Yes, although the data for this supervised learning problem was provided by self-play. As AlphaZero learned, the board evaluations of the same positions would need to change, so this is a non-stationary problem, requiring that the ML forgot the training for older examples over time.
What part of the game is the network trained to predict a winner on?
Potentially all of it, including the starting empty board. I am not sure if the empty board was evaluated in this way, but it is not only feasible, but can be done accurately in practice for simpler games (Tic Tac Toe and Connect 4 for example), given known player policies.
Obviously after only five moves, the winner is not yet clear, and trying to predict a winner after five moves based on the game's eventual winner would learn a meaningless function.
Not at all. This is purely a matter of complexity and difficultly. In practice at such an early stage, the value network will output something non-committal, such as $p=0.51$ win chance for player 1. And it will have learned to do this, because in its experience during self-play similar positions at the start of the game lead to almost equal numbers of player 1 and player 2 winning.

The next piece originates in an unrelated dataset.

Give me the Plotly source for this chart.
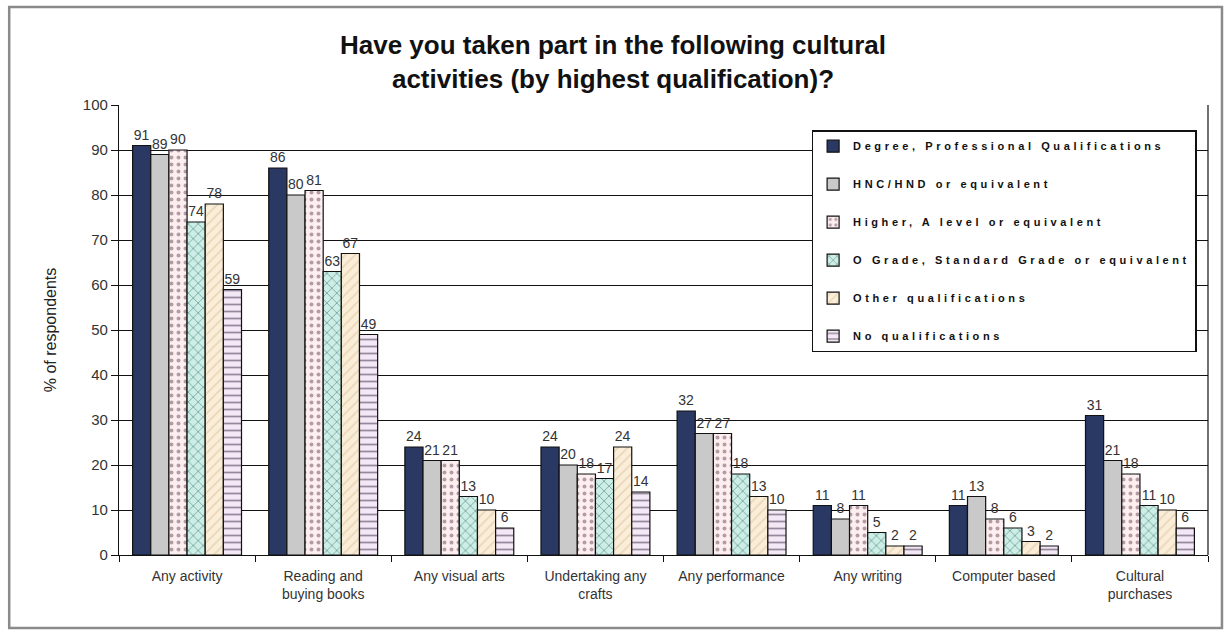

The function is not meaningless either, it can be used to assess results of look-ahead searches without needing to play to the end of the game. It completely replaces position-evaluation heuristics as used in more traditional game tree searches. In practice, very early position data in something as complex as chess or go is not going to be as useful as later position evaluations, due to ambivalent predictions. However, for consistency it can still be learned and used in the game algorithms.
How is the network trained to understand that, if all it is told is who eventually won?
If a supervised learning technique is given the same input data $X$ that on different examples predicts the labels $A, B, B, B, A, A, B, B$, then it should learn $p(B|X) = 0.625$. That would minimise a cross-entropy loss function, and is what is going on here.